**Task to carry out**
Retype the opening lines of the data exactly, stopping after the line that contains "0.016, 0.013, 0.013]". Skip every picture.
- - - - - - -
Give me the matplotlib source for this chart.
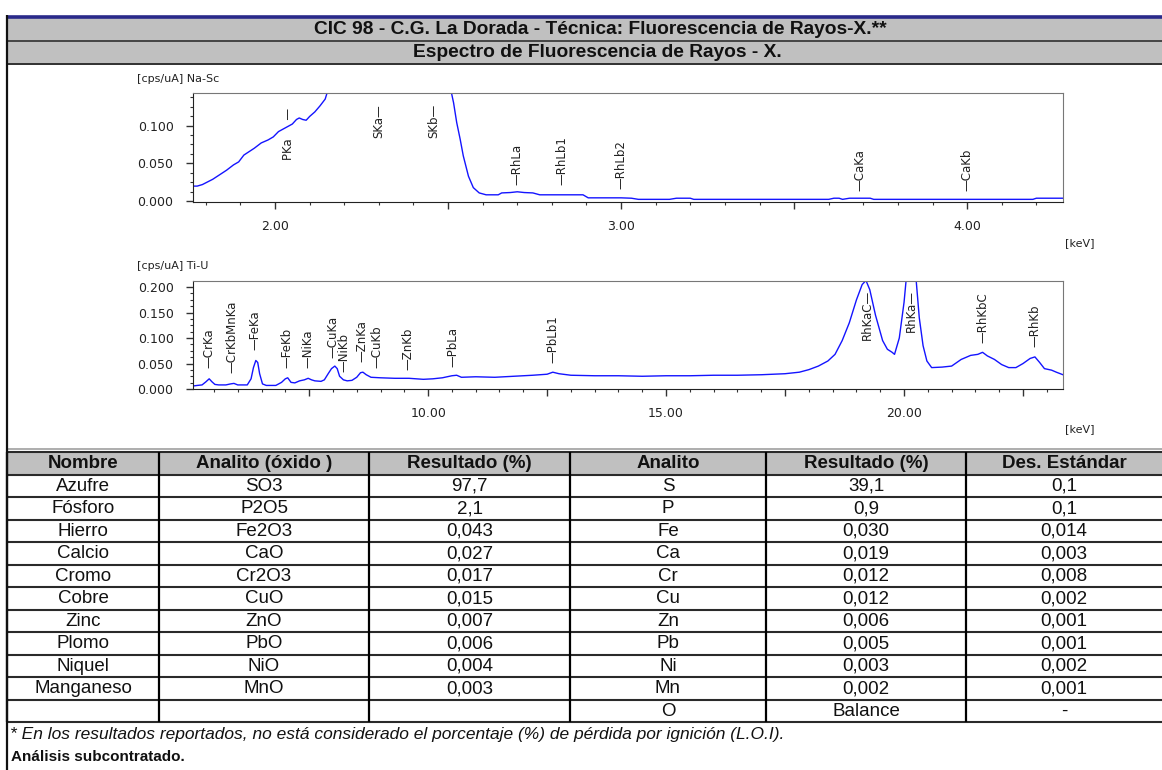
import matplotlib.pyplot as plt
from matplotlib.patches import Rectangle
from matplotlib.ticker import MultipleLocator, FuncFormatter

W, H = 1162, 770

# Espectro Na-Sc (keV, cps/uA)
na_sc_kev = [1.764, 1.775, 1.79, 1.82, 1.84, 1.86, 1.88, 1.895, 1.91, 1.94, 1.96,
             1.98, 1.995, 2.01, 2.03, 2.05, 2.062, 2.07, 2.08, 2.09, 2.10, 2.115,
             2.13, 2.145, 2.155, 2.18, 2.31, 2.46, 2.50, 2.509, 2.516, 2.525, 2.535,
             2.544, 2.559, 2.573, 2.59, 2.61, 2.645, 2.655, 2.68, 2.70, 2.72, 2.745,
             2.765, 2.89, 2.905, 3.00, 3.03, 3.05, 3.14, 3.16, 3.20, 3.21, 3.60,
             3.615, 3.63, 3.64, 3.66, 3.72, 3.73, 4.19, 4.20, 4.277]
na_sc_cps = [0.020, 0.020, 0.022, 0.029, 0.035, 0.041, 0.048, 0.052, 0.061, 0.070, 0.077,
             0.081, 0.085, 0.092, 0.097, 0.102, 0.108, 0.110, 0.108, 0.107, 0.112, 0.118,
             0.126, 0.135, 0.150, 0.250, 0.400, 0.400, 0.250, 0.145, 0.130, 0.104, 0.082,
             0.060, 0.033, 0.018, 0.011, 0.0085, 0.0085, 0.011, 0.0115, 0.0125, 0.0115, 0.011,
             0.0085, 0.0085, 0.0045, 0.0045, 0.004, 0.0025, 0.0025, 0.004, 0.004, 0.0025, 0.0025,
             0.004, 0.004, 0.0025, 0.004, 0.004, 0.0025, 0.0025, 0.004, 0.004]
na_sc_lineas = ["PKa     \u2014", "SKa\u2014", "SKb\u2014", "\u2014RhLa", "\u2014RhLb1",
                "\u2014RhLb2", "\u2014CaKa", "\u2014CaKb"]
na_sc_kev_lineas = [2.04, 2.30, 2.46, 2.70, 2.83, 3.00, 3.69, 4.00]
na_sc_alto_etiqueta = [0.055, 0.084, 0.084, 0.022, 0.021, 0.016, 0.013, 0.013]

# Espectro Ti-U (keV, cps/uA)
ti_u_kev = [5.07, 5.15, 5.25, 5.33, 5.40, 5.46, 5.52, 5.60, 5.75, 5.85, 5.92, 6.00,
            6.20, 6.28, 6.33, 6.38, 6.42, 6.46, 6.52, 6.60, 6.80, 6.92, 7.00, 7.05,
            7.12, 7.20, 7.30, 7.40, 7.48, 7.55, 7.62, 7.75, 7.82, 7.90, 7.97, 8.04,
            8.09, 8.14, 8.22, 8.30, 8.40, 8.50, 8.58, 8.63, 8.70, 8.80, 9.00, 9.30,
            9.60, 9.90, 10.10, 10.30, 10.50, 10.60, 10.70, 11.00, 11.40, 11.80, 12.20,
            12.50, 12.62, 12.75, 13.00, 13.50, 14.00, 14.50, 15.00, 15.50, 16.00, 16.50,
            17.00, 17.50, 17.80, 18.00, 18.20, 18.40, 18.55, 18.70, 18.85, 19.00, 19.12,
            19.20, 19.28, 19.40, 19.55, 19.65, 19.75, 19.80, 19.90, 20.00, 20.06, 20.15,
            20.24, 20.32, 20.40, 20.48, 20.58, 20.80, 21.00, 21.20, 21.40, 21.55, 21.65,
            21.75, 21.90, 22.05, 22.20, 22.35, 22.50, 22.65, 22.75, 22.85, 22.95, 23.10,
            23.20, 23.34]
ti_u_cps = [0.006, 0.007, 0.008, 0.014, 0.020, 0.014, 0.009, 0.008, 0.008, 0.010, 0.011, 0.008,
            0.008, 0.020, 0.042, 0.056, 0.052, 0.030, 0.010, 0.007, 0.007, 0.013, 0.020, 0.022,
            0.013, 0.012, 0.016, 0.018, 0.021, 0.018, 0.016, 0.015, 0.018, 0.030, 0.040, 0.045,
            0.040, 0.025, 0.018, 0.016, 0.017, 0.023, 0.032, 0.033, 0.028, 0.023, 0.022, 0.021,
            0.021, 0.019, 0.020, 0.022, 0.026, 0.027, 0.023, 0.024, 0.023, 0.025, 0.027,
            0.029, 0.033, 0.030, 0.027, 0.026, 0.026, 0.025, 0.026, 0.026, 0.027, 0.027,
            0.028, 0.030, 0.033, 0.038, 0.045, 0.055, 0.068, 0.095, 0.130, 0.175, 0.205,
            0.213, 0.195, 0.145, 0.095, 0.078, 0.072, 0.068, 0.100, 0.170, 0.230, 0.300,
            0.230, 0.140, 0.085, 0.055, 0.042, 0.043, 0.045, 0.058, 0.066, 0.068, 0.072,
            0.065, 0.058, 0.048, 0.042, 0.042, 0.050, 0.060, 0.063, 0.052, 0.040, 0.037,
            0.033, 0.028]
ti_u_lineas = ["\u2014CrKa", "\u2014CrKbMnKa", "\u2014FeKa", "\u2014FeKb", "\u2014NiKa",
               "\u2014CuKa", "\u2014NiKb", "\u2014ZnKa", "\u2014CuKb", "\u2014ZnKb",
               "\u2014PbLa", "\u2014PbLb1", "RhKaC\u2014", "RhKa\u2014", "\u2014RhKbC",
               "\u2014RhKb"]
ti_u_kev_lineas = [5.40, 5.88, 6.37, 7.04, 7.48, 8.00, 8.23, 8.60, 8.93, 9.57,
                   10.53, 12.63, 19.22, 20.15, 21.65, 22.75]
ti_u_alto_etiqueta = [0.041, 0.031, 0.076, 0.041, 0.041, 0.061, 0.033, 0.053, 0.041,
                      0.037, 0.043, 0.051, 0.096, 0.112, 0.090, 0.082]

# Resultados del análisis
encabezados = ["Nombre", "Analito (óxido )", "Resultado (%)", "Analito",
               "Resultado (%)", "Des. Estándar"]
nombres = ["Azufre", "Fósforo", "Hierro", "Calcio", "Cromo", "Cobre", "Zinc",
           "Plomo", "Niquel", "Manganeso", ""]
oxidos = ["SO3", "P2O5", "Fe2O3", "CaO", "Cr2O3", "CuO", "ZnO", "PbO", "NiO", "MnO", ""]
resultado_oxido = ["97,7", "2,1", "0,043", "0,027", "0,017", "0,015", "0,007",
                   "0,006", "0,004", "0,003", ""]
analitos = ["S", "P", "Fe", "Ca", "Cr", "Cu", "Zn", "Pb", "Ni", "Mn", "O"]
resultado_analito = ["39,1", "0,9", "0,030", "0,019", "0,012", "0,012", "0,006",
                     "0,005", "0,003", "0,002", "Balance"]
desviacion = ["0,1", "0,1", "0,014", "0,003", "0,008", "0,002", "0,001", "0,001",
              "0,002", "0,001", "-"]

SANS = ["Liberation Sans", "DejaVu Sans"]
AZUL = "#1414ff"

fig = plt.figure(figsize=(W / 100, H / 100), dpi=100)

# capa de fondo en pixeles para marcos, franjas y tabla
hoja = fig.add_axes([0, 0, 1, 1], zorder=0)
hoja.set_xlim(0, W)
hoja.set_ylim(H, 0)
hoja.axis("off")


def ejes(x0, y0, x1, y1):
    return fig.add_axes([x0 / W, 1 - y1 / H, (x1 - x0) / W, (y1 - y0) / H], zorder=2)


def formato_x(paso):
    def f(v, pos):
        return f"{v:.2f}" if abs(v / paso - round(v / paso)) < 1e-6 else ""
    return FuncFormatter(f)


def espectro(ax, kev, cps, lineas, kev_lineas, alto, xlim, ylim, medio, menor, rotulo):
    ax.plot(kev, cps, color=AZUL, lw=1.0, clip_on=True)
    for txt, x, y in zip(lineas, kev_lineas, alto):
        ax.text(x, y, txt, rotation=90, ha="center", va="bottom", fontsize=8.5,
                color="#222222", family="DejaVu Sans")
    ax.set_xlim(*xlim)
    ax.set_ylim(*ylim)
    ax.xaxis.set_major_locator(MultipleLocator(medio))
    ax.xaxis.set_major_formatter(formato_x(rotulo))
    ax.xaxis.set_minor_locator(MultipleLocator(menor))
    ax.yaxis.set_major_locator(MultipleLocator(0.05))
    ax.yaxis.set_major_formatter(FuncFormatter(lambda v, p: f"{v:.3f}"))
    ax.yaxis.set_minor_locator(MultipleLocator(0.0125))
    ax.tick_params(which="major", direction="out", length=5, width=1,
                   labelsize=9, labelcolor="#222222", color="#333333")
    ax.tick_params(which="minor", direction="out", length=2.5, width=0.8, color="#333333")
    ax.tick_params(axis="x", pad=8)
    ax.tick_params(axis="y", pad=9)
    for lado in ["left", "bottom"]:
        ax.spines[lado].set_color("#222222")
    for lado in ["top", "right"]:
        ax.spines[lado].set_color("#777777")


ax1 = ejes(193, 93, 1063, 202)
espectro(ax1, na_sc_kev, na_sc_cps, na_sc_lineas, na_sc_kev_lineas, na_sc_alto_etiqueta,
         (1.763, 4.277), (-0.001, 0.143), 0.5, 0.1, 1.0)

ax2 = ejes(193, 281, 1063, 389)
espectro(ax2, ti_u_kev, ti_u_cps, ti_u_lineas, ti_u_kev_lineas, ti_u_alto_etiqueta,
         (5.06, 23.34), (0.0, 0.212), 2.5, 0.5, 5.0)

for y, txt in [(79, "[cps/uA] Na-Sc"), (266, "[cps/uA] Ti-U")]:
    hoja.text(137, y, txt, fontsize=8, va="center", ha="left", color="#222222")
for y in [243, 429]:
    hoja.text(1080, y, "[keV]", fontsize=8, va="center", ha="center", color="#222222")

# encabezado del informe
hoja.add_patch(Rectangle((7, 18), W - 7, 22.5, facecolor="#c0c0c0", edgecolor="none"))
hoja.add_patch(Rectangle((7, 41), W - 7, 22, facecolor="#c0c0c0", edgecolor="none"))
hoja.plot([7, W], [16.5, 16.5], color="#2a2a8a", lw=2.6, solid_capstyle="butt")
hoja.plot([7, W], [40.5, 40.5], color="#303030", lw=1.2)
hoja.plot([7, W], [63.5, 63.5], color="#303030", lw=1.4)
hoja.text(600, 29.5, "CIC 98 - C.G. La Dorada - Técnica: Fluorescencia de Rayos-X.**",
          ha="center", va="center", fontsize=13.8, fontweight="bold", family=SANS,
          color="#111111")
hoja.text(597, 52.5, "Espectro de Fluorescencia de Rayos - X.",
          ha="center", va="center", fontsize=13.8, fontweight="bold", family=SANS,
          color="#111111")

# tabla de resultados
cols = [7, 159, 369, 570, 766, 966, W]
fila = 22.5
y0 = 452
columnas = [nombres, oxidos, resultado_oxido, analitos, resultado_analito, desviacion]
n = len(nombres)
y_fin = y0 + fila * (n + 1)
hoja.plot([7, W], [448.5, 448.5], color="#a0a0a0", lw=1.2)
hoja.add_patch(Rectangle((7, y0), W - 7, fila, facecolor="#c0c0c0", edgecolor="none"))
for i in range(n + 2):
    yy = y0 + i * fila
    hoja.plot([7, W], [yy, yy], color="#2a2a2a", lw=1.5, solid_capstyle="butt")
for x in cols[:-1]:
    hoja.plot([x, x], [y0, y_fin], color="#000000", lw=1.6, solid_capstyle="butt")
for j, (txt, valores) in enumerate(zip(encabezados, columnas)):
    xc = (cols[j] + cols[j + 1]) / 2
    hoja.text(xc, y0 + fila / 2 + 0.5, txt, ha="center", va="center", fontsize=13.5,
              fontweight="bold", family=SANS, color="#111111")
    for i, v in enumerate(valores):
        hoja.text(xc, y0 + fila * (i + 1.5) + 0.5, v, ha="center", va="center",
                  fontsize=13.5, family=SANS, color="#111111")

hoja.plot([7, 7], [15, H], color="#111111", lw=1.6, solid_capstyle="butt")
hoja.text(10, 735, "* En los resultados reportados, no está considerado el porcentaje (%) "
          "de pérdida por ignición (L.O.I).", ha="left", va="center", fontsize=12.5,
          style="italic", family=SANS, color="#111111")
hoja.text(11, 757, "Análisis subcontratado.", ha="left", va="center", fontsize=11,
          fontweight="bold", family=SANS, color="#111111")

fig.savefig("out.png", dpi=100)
- - - - - - -
**Answer to the task**
Give me the matplotlib source for this chart.
import matplotlib.pyplot as plt
from matplotlib.patches import Rectangle
from matplotlib.ticker import MultipleLocator, FuncFormatter

W, H = 1162, 770

# Espectro Na-Sc (keV, cps/uA)
na_sc_kev = [1.764, 1.775, 1.79, 1.82, 1.84, 1.86, 1.88, 1.895, 1.91, 1.94, 1.96,
             1.98, 1.995, 2.01, 2.03, 2.05, 2.062, 2.07, 2.08, 2.09, 2.10, 2.115,
             2.13, 2.145, 2.155, 2.18, 2.31, 2.46, 2.50, 2.509, 2.516, 2.525, 2.535,
             2.544, 2.559, 2.573, 2.59, 2.61, 2.645, 2.655, 2.68, 2.70, 2.72, 2.745,
             2.765, 2.89, 2.905, 3.00, 3.03, 3.05, 3.14, 3.16, 3.20, 3.21, 3.60,
             3.615, 3.63, 3.64, 3.66, 3.72, 3.73, 4.19, 4.20, 4.277]
na_sc_cps = [0.020, 0.020, 0.022, 0.029, 0.035, 0.041, 0.048, 0.052, 0.061, 0.070, 0.077,
             0.081, 0.085, 0.092, 0.097, 0.102, 0.108, 0.110, 0.108, 0.107, 0.112, 0.118,
             0.126, 0.135, 0.150, 0.250, 0.400, 0.400, 0.250, 0.145, 0.130, 0.104, 0.082,
             0.060, 0.033, 0.018, 0.011, 0.0085, 0.0085, 0.011, 0.0115, 0.0125, 0.0115, 0.011,
             0.0085, 0.0085, 0.0045, 0.0045, 0.004, 0.0025, 0.0025, 0.004, 0.004, 0.0025, 0.0025,
             0.004, 0.004, 0.0025, 0.004, 0.004, 0.0025, 0.0025, 0.004, 0.004]
na_sc_lineas = ["PKa     \u2014", "SKa\u2014", "SKb\u2014", "\u2014RhLa", "\u2014RhLb1",
                "\u2014RhLb2", "\u2014CaKa", "\u2014CaKb"]
na_sc_kev_lineas = [2.04, 2.30, 2.46, 2.70, 2.83, 3.00, 3.69, 4.00]
na_sc_alto_etiqueta = [0.055, 0.084, 0.084, 0.022, 0.021, 0.016, 0.013, 0.013]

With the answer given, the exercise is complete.